Ao passarmos ao lado desta reparamos na barreira policial e apesar de estarmos convencidos que não nos deixariam passar por não sermos muçulmanos a verdade é que quando nos aproximamos e perguntamos se poderíamos nos dirigir para mais perto da mesquita não nos vedaram o caminho. Inúmeros fiéis por lá rezavam: velhos, novos, alguns trajando túnicas brancas até aos pés, descalços das suas características sandálias de couro e a maioria com o seu pequeno tapete sobre o qual se ajoelham para rezar. Era de tal forma o número de pessoas que transbordavam as portas abertas da mesquita. Todos virados para Meca, homens á frente, mulheres a trás, dispostos em fila milimétricamente paralelas, milhares de pessoas em oração, numa silencio sepulcral…um momento intenso e extremamente simbólico, quer pela sua simplicidade quer pela oportunidade única de o presenciarmos…uma imagem que guardámos como a mais fascinante de Marraquexe.
Ao longe já se avistavam os incontáveis fios de lâmpadas que iluminavam o frenesim de pessoas, comida e vapores de cada tenda da praça Jemaa el-Fnaa… imiscuímo-nos no seu ambiente mais uma vez assoberbados com tamanha vida e agitação! Entrámos no novelo de restaurantes ambulantes e fomos logo assediados pelos vários empregados “caça-clientes”: perguntavam-nos de onde vínhamos e todos soltavam expressões na nossa língua quando lhes respondíamos "Portugal". Atravessámos toldos e toldos sem fim todos repletos de pessoas até regressamos ao primeiro onde conseguimos descobrir uns lugares vazios e sentámo-nos junto a um grupo de outros turistas e a uma mulher completamente vestida de negro, com a face tapada onde nem os olhos pareciam visíveis… impressionante vê-la ter que habilidosamente meter a comida á boca por baixo do véu!
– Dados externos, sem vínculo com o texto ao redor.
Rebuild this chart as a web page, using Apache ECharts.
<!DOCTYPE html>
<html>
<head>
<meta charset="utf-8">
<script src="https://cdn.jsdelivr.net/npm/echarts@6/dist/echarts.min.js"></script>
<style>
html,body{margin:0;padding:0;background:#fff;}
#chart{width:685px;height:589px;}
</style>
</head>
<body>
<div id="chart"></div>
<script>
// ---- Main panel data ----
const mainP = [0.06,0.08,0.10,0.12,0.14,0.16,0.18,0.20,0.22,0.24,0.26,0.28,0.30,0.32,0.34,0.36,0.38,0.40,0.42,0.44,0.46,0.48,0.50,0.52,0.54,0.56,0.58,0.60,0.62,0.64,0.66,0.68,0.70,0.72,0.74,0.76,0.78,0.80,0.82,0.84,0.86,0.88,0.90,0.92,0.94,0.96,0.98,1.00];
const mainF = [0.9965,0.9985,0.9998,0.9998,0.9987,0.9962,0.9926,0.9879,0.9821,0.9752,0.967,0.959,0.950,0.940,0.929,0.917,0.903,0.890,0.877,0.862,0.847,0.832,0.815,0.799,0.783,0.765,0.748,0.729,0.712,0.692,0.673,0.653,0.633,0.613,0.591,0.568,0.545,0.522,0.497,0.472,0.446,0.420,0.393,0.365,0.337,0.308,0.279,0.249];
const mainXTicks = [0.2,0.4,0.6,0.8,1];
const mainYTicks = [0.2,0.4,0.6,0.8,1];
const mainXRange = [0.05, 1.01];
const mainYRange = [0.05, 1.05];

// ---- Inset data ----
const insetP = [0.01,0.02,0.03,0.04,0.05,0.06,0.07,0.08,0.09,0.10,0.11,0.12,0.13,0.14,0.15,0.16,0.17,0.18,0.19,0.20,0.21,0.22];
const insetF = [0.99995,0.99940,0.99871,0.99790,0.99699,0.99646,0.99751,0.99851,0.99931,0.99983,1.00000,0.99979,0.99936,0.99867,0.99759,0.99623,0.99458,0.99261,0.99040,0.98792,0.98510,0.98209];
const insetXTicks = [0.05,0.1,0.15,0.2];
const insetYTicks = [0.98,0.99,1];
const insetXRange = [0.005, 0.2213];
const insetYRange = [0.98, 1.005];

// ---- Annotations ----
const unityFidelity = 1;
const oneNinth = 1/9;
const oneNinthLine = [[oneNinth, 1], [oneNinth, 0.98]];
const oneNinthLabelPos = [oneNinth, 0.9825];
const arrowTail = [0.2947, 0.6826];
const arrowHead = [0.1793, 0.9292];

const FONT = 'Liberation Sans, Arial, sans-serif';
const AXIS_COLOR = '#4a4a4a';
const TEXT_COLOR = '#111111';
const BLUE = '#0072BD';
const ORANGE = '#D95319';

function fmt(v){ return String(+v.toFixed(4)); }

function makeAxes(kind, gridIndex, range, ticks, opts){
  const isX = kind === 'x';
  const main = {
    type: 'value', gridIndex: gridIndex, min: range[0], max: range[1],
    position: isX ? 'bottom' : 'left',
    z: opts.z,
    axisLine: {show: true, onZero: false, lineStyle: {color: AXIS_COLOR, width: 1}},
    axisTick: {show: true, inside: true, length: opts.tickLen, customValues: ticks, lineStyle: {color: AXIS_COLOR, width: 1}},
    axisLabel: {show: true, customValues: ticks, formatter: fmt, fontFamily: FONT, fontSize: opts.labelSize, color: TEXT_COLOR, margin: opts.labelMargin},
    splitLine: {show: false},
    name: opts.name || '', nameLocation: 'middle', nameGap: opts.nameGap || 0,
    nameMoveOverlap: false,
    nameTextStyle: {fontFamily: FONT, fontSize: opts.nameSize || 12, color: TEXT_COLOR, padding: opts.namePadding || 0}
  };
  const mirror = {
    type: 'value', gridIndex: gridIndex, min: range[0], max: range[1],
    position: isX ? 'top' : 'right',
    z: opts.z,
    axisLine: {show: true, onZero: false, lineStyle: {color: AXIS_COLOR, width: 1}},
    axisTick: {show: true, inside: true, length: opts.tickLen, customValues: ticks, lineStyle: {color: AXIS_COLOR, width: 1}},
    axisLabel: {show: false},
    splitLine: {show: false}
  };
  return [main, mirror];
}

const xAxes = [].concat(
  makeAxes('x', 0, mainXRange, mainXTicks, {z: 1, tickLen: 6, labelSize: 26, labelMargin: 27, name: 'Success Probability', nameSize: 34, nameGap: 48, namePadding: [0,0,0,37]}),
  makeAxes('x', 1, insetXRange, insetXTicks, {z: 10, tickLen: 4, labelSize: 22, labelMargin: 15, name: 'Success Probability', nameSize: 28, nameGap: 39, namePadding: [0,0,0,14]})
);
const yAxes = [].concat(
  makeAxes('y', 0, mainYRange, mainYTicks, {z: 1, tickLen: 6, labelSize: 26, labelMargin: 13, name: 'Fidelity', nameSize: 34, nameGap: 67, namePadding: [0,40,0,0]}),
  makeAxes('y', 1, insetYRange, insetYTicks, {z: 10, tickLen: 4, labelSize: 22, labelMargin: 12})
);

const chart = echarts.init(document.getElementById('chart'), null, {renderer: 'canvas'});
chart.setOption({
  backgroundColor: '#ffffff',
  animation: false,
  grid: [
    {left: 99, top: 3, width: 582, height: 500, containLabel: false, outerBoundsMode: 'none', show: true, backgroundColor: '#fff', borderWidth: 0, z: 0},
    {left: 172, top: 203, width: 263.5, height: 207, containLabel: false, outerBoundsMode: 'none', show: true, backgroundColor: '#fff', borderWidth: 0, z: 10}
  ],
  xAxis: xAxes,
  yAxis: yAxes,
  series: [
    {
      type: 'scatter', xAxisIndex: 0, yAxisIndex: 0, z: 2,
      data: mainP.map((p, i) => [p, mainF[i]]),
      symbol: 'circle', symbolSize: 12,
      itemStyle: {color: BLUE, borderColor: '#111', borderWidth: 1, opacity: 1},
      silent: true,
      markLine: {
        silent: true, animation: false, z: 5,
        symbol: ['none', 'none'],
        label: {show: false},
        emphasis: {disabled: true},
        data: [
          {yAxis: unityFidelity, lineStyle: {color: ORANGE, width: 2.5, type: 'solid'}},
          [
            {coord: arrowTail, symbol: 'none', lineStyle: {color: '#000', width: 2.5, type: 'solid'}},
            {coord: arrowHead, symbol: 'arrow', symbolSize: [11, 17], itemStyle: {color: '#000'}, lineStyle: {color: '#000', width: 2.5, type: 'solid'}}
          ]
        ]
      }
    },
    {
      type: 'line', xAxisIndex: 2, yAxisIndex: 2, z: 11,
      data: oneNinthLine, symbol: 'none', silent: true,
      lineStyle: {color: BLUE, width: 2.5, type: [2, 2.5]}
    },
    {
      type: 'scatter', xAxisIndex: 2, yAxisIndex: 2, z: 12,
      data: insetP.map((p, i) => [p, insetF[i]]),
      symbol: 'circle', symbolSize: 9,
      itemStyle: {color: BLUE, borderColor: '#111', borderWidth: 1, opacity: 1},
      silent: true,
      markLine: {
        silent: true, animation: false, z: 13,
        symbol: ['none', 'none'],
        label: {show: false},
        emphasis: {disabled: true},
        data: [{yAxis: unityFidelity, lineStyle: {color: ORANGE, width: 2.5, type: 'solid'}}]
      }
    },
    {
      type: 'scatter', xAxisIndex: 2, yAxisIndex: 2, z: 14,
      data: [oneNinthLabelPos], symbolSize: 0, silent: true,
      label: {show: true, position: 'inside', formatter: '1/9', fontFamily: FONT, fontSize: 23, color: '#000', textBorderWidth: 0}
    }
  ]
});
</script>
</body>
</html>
Naquela como em todas as outras tendas, os pratos são ali mesmo confecionados sob o olhar atento e curioso dos clientes, não há paredes, barreiras nem proteções, é tudo ao vivo e em direto! Saboreámos o cuscuz e a “pastilla” deixando-nos envolver pelo cheiro das especiarias e pela banda sonora do local: o borbulhar dos cozinhados e o barulho das colheres de pau a girar nas grandes panelas de metal misturado com as vozes dos turistas que por ali abundam numa fusão de idiomas difícil de entender… uma melodia que jamais iremos esquecer enfeitiçando-nos e seduzindo-nos por aquela cidade cor de rosa.